The sub-sector, which closed at N2.219 trillion in market capitalisation on February 27, 2015, had appreciated in growth value to N471 billion (21.22 per cent) to close at N2.690 trillion on May 28, 2015.
The gain recorded by the sector was attributed by market watchers to good earnings posted by the financial institutions and promises of increase in shareholders’ return on their investments.
Most Nigerian commercial banks had recorded improvements in their unaudited 2015 first quarter (Q1) results. The results, which covered the period between January to March 2015, showed that the banks witnessed significant growth across all financial indices with total profit after tax of N115.9 billion.
Zenith Bank Plc, Guaranty Trust Bank Plc, FBNH Plc, UBA Plc, Access Bank Plc, Sterling Bank Plc and Skye Bank Plc, were among the banks the reported their results, with Zenith Bank leading the top five banks with a 17 percent increase in profit after tax to N27.6 billion from N23.6 billion recorded in the same period in 2014.

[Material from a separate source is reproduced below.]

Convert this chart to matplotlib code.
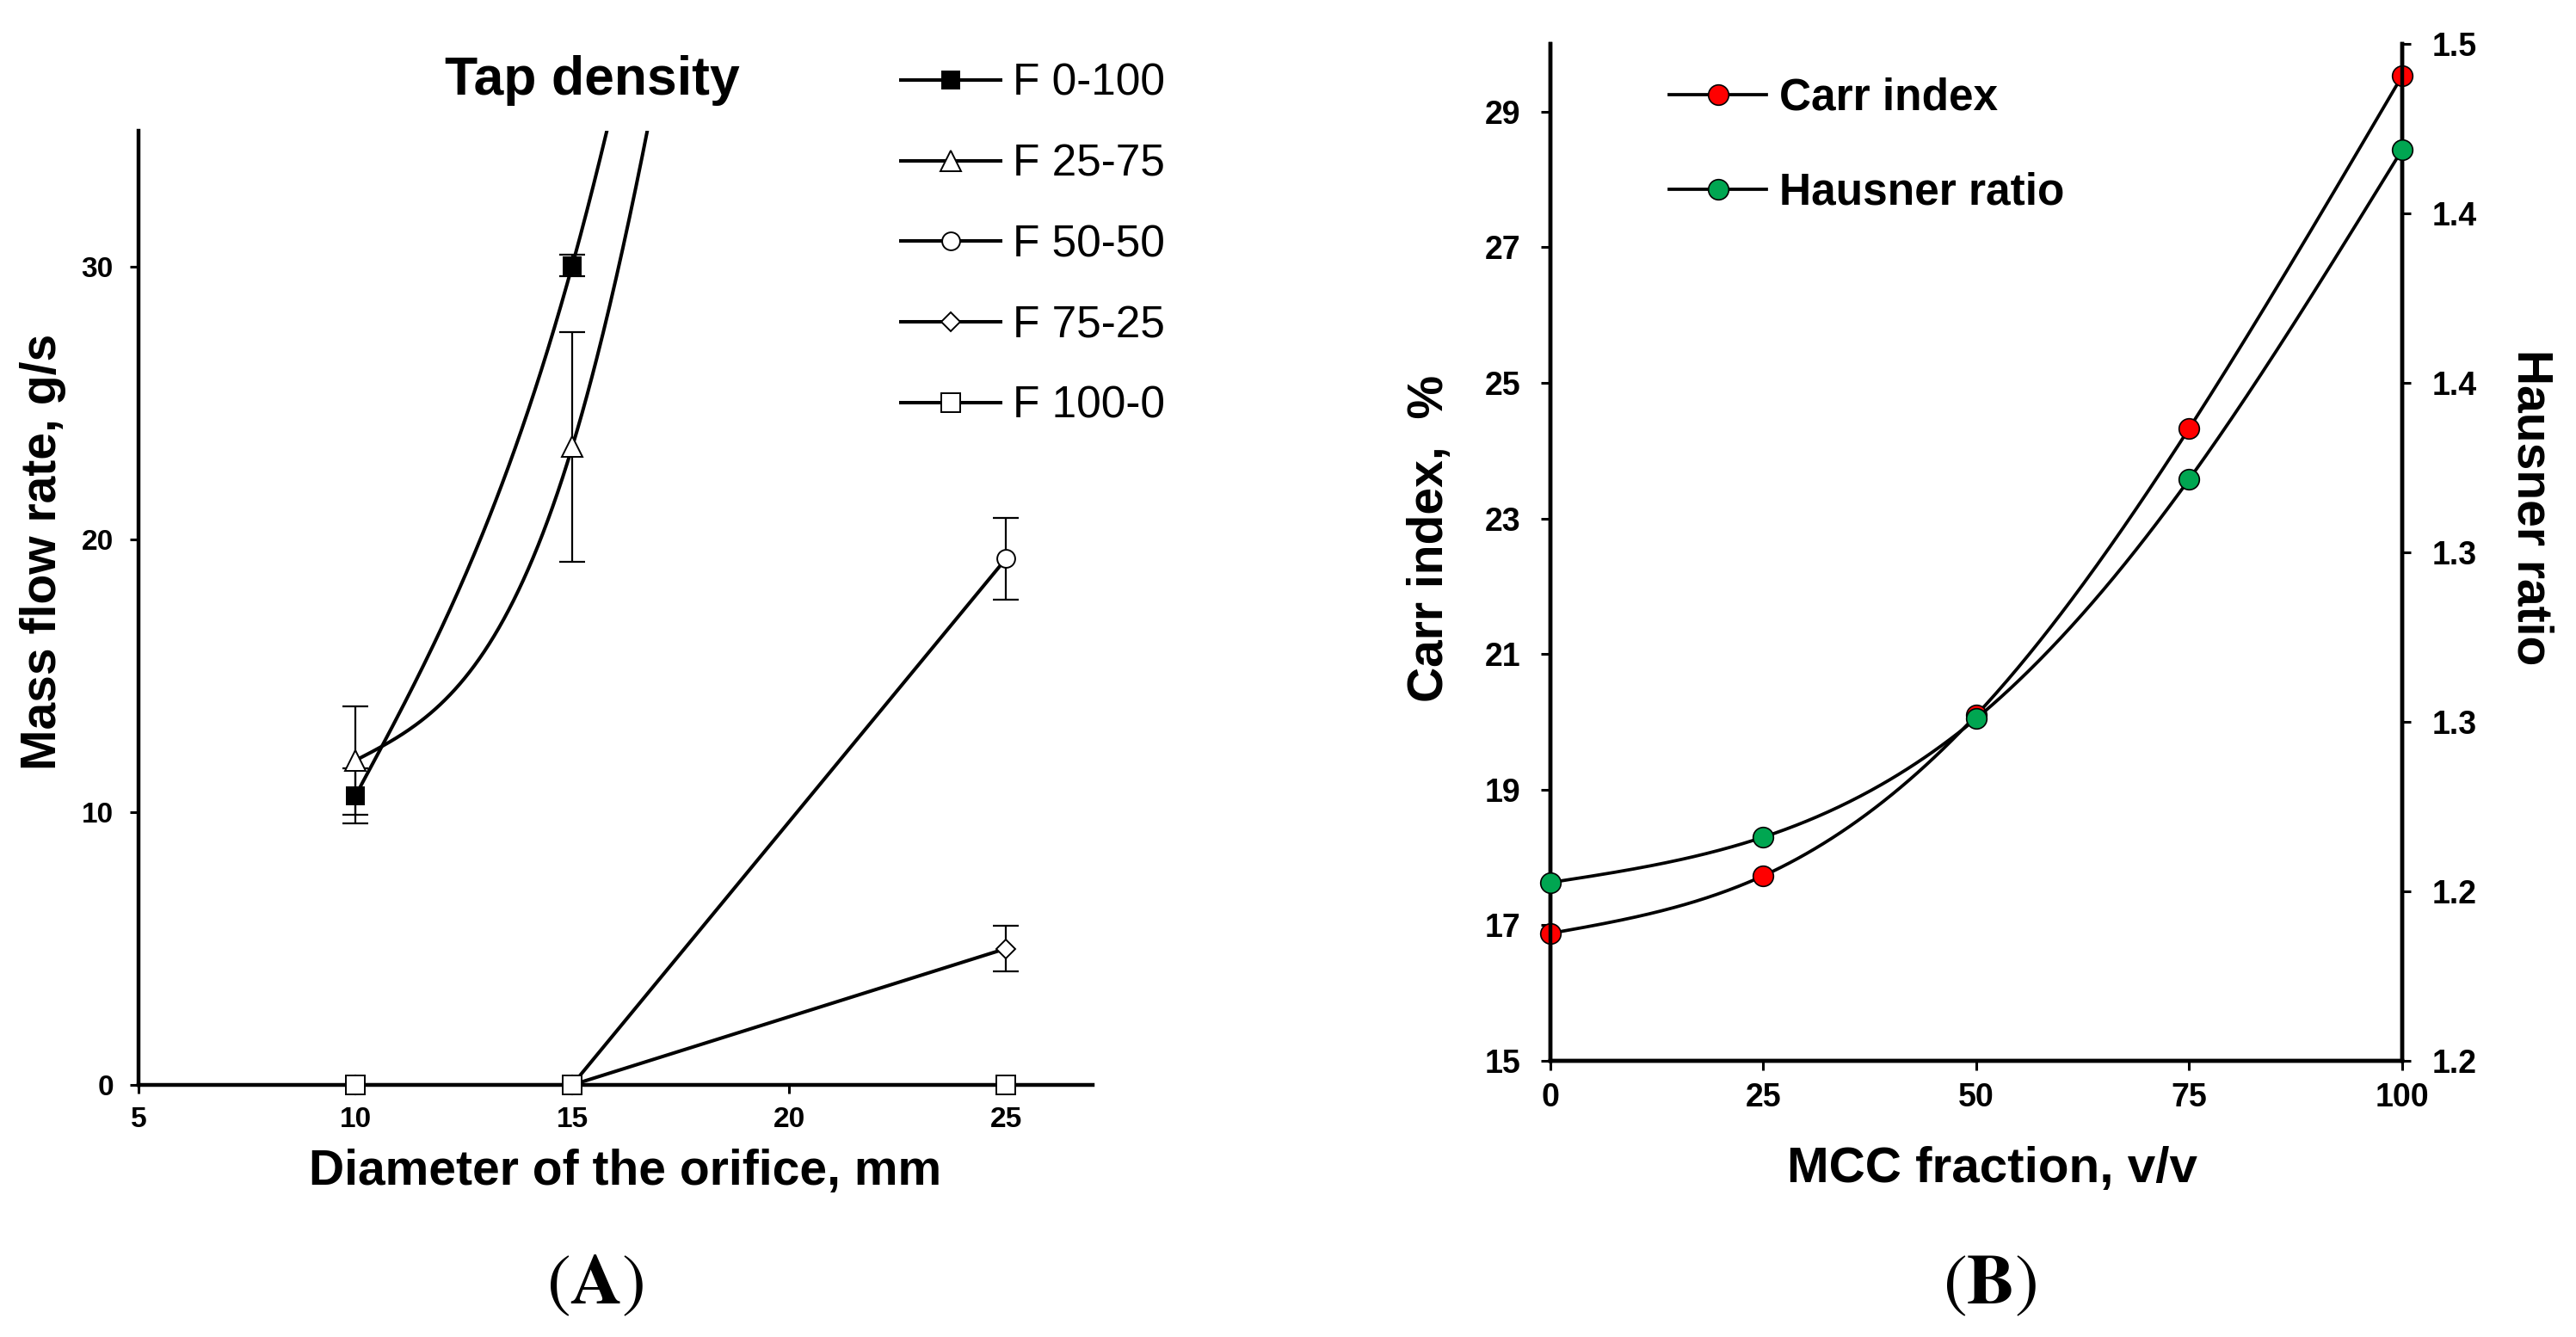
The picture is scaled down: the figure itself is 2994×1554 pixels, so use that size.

Guaranty Trust Bank Plc followed with 15 per cent growth in net earnings. The bank’s first-quarter profit after tax grew to N26.563 billion from N23.110 billion in the same period under review.
FBNH Plc posted a 41 per cent increase in posttax profit for the first quarter ended March 31, 2015 to N22.6 billion from N21.6 billion; while Access Bank Plc posted 18 per cent increase in net earnings to N13.688 billion from N11.626 billion a year ago.
UBA also grew its profit after tax by 35 per cent to N17 billion from N12.6 billion. Sterling Bank Plc’s profit after tax rose from N3.1 billion to N3.9billion year-on-year, while Skye Bank Plc’s profit after tax grew 85 per cent to N5 billion compared to N2.7 billion achieved during the corresponding period in 2013.
Market analysts however believe that the Nigerian macroeconomic environment will continue to be vulnerable to exogenous shocks in 2015, with pointers to oil prices and international capital flows.